▶ _Aim of the exercise_
Return the data exactly, with all pictures removed.

▶ _Input records_
════════
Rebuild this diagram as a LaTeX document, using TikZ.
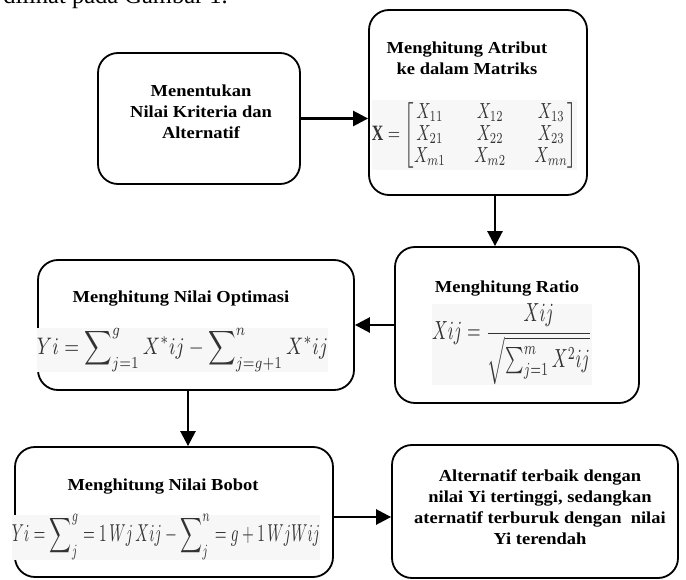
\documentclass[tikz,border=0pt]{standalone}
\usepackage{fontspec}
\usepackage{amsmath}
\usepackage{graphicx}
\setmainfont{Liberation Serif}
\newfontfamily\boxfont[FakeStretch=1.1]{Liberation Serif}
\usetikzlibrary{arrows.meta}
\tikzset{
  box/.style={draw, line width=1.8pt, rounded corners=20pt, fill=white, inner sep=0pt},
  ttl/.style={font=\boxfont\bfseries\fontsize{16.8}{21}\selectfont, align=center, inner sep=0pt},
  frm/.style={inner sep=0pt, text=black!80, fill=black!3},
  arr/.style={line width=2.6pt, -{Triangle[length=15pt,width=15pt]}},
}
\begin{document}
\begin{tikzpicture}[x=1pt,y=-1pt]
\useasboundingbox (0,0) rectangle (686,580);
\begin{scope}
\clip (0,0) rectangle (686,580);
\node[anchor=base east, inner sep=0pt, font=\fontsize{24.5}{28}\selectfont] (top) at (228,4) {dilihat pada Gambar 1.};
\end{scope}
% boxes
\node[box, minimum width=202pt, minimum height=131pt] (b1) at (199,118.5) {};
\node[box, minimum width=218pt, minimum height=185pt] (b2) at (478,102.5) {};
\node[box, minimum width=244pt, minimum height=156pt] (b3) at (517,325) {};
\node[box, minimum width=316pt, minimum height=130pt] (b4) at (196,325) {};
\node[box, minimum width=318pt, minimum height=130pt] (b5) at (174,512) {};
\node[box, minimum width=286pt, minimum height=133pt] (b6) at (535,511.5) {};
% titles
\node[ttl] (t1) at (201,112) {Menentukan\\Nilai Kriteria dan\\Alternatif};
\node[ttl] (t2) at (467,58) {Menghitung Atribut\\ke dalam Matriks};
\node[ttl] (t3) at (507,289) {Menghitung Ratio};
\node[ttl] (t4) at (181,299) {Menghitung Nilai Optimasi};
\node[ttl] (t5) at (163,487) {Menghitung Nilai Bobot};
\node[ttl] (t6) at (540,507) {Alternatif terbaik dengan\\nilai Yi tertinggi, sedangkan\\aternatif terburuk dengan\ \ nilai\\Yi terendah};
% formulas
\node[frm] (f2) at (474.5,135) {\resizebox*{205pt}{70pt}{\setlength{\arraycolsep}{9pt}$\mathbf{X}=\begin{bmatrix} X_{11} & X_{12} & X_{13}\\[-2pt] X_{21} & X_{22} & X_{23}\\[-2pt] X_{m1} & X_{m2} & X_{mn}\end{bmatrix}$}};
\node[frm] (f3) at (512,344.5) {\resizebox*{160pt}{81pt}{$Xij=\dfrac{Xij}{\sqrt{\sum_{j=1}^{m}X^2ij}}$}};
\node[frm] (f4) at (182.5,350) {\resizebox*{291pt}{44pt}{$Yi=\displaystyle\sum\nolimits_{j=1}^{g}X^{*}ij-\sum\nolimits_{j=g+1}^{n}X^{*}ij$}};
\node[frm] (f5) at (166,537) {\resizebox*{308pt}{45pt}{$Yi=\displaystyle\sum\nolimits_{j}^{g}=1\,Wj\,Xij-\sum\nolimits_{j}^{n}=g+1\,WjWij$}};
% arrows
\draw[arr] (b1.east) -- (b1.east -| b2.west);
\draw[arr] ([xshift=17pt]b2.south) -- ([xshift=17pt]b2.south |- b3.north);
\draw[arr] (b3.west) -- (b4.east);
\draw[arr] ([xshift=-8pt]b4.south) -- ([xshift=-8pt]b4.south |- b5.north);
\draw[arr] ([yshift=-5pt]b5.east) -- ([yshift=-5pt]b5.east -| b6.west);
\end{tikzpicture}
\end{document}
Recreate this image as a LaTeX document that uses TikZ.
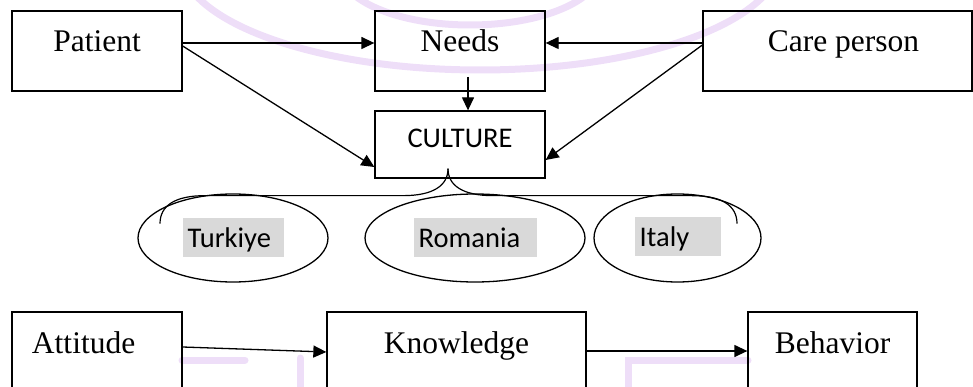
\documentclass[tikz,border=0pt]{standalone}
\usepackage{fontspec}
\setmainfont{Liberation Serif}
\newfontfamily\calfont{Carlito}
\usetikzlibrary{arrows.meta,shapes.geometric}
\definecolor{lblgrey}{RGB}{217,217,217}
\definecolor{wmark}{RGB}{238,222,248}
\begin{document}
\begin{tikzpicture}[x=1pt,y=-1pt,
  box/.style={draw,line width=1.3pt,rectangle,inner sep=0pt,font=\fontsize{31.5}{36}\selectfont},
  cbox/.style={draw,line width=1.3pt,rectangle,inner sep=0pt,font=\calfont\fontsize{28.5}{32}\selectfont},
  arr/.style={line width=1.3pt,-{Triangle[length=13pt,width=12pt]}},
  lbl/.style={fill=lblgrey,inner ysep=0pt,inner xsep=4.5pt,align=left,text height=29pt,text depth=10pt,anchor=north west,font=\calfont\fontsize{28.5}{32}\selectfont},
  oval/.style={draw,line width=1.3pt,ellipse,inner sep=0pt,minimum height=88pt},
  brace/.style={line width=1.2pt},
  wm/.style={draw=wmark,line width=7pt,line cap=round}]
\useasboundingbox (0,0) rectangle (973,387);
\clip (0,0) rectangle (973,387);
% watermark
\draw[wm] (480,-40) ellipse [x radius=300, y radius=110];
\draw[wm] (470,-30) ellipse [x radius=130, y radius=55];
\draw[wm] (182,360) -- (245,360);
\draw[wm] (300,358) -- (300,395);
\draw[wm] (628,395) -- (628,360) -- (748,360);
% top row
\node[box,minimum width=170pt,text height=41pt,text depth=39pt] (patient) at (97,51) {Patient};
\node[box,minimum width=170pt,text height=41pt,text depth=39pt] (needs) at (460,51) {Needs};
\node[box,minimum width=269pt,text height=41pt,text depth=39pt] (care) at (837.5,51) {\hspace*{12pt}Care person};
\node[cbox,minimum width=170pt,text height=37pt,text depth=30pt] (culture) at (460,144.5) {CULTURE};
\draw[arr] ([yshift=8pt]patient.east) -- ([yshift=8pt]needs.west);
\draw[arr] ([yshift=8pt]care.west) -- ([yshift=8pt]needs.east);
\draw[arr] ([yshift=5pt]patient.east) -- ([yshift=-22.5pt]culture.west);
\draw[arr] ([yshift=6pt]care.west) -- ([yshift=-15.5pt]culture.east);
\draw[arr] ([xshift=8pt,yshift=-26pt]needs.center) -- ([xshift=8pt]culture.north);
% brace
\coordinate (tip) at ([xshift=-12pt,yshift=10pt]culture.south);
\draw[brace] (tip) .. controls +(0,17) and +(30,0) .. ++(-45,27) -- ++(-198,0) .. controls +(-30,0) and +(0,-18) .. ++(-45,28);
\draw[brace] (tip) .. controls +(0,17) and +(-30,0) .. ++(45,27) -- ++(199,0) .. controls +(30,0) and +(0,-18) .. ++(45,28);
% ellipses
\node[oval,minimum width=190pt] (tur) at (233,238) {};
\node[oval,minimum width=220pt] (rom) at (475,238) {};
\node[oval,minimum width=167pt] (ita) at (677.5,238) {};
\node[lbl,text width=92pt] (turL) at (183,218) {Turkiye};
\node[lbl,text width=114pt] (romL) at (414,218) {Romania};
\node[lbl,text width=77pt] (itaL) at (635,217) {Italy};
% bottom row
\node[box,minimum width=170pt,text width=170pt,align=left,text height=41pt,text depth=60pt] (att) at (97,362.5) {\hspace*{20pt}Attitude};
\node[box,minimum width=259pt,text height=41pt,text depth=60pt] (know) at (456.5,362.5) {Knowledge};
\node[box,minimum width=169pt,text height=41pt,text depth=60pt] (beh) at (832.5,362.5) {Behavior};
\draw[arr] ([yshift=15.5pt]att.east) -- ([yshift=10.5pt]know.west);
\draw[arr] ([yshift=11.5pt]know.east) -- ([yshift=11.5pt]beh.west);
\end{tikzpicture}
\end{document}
════════
▶ _Result of the task_
Rebuild this diagram as a LaTeX document, using TikZ.
\documentclass[tikz,border=0pt]{standalone}
\usepackage{fontspec}
\usepackage{amsmath}
\usepackage{graphicx}
\setmainfont{Liberation Serif}
\newfontfamily\boxfont[FakeStretch=1.1]{Liberation Serif}
\usetikzlibrary{arrows.meta}
\tikzset{
  box/.style={draw, line width=1.8pt, rounded corners=20pt, fill=white, inner sep=0pt},
  ttl/.style={font=\boxfont\bfseries\fontsize{16.8}{21}\selectfont, align=center, inner sep=0pt},
  frm/.style={inner sep=0pt, text=black!80, fill=black!3},
  arr/.style={line width=2.6pt, -{Triangle[length=15pt,width=15pt]}},
}
\begin{document}
\begin{tikzpicture}[x=1pt,y=-1pt]
\useasboundingbox (0,0) rectangle (686,580);
\begin{scope}
\clip (0,0) rectangle (686,580);
\node[anchor=base east, inner sep=0pt, font=\fontsize{24.5}{28}\selectfont] (top) at (228,4) {dilihat pada Gambar 1.};
\end{scope}
% boxes
\node[box, minimum width=202pt, minimum height=131pt] (b1) at (199,118.5) {};
\node[box, minimum width=218pt, minimum height=185pt] (b2) at (478,102.5) {};
\node[box, minimum width=244pt, minimum height=156pt] (b3) at (517,325) {};
\node[box, minimum width=316pt, minimum height=130pt] (b4) at (196,325) {};
\node[box, minimum width=318pt, minimum height=130pt] (b5) at (174,512) {};
\node[box, minimum width=286pt, minimum height=133pt] (b6) at (535,511.5) {};
% titles
\node[ttl] (t1) at (201,112) {Menentukan\\Nilai Kriteria dan\\Alternatif};
\node[ttl] (t2) at (467,58) {Menghitung Atribut\\ke dalam Matriks};
\node[ttl] (t3) at (507,289) {Menghitung Ratio};
\node[ttl] (t4) at (181,299) {Menghitung Nilai Optimasi};
\node[ttl] (t5) at (163,487) {Menghitung Nilai Bobot};
\node[ttl] (t6) at (540,507) {Alternatif terbaik dengan\\nilai Yi tertinggi, sedangkan\\aternatif terburuk dengan\ \ nilai\\Yi terendah};
% formulas
\node[frm] (f2) at (474.5,135) {\resizebox*{205pt}{70pt}{\setlength{\arraycolsep}{9pt}$\mathbf{X}=\begin{bmatrix} X_{11} & X_{12} & X_{13}\\[-2pt] X_{21} & X_{22} & X_{23}\\[-2pt] X_{m1} & X_{m2} & X_{mn}\end{bmatrix}$}};
\node[frm] (f3) at (512,344.5) {\resizebox*{160pt}{81pt}{$Xij=\dfrac{Xij}{\sqrt{\sum_{j=1}^{m}X^2ij}}$}};
\node[frm] (f4) at (182.5,350) {\resizebox*{291pt}{44pt}{$Yi=\displaystyle\sum\nolimits_{j=1}^{g}X^{*}ij-\sum\nolimits_{j=g+1}^{n}X^{*}ij$}};
\node[frm] (f5) at (166,537) {\resizebox*{308pt}{45pt}{$Yi=\displaystyle\sum\nolimits_{j}^{g}=1\,Wj\,Xij-\sum\nolimits_{j}^{n}=g+1\,WjWij$}};
% arrows
\draw[arr] (b1.east) -- (b1.east -| b2.west);
\draw[arr] ([xshift=17pt]b2.south) -- ([xshift=17pt]b2.south |- b3.north);
\draw[arr] (b3.west) -- (b4.east);
\draw[arr] ([xshift=-8pt]b4.south) -- ([xshift=-8pt]b4.south |- b5.north);
\draw[arr] ([yshift=-5pt]b5.east) -- ([yshift=-5pt]b5.east -| b6.west);
\end{tikzpicture}
\end{document}
Recreate this image as a LaTeX document that uses TikZ.
\documentclass[tikz,border=0pt]{standalone}
\usepackage{fontspec}
\setmainfont{Liberation Serif}
\newfontfamily\calfont{Carlito}
\usetikzlibrary{arrows.meta,shapes.geometric}
\definecolor{lblgrey}{RGB}{217,217,217}
\definecolor{wmark}{RGB}{238,222,248}
\begin{document}
\begin{tikzpicture}[x=1pt,y=-1pt,
  box/.style={draw,line width=1.3pt,rectangle,inner sep=0pt,font=\fontsize{31.5}{36}\selectfont},
  cbox/.style={draw,line width=1.3pt,rectangle,inner sep=0pt,font=\calfont\fontsize{28.5}{32}\selectfont},
  arr/.style={line width=1.3pt,-{Triangle[length=13pt,width=12pt]}},
  lbl/.style={fill=lblgrey,inner ysep=0pt,inner xsep=4.5pt,align=left,text height=29pt,text depth=10pt,anchor=north west,font=\calfont\fontsize{28.5}{32}\selectfont},
  oval/.style={draw,line width=1.3pt,ellipse,inner sep=0pt,minimum height=88pt},
  brace/.style={line width=1.2pt},
  wm/.style={draw=wmark,line width=7pt,line cap=round}]
\useasboundingbox (0,0) rectangle (973,387);
\clip (0,0) rectangle (973,387);
% watermark
\draw[wm] (480,-40) ellipse [x radius=300, y radius=110];
\draw[wm] (470,-30) ellipse [x radius=130, y radius=55];
\draw[wm] (182,360) -- (245,360);
\draw[wm] (300,358) -- (300,395);
\draw[wm] (628,395) -- (628,360) -- (748,360);
% top row
\node[box,minimum width=170pt,text height=41pt,text depth=39pt] (patient) at (97,51) {Patient};
\node[box,minimum width=170pt,text height=41pt,text depth=39pt] (needs) at (460,51) {Needs};
\node[box,minimum width=269pt,text height=41pt,text depth=39pt] (care) at (837.5,51) {\hspace*{12pt}Care person};
\node[cbox,minimum width=170pt,text height=37pt,text depth=30pt] (culture) at (460,144.5) {CULTURE};
\draw[arr] ([yshift=8pt]patient.east) -- ([yshift=8pt]needs.west);
\draw[arr] ([yshift=8pt]care.west) -- ([yshift=8pt]needs.east);
\draw[arr] ([yshift=5pt]patient.east) -- ([yshift=-22.5pt]culture.west);
\draw[arr] ([yshift=6pt]care.west) -- ([yshift=-15.5pt]culture.east);
\draw[arr] ([xshift=8pt,yshift=-26pt]needs.center) -- ([xshift=8pt]culture.north);
% brace
\coordinate (tip) at ([xshift=-12pt,yshift=10pt]culture.south);
\draw[brace] (tip) .. controls +(0,17) and +(30,0) .. ++(-45,27) -- ++(-198,0) .. controls +(-30,0) and +(0,-18) .. ++(-45,28);
\draw[brace] (tip) .. controls +(0,17) and +(-30,0) .. ++(45,27) -- ++(199,0) .. controls +(30,0) and +(0,-18) .. ++(45,28);
% ellipses
\node[oval,minimum width=190pt] (tur) at (233,238) {};
\node[oval,minimum width=220pt] (rom) at (475,238) {};
\node[oval,minimum width=167pt] (ita) at (677.5,238) {};
\node[lbl,text width=92pt] (turL) at (183,218) {Turkiye};
\node[lbl,text width=114pt] (romL) at (414,218) {Romania};
\node[lbl,text width=77pt] (itaL) at (635,217) {Italy};
% bottom row
\node[box,minimum width=170pt,text width=170pt,align=left,text height=41pt,text depth=60pt] (att) at (97,362.5) {\hspace*{20pt}Attitude};
\node[box,minimum width=259pt,text height=41pt,text depth=60pt] (know) at (456.5,362.5) {Knowledge};
\node[box,minimum width=169pt,text height=41pt,text depth=60pt] (beh) at (832.5,362.5) {Behavior};
\draw[arr] ([yshift=15.5pt]att.east) -- ([yshift=10.5pt]know.west);
\draw[arr] ([yshift=11.5pt]know.east) -- ([yshift=11.5pt]beh.west);
\end{tikzpicture}
\end{document}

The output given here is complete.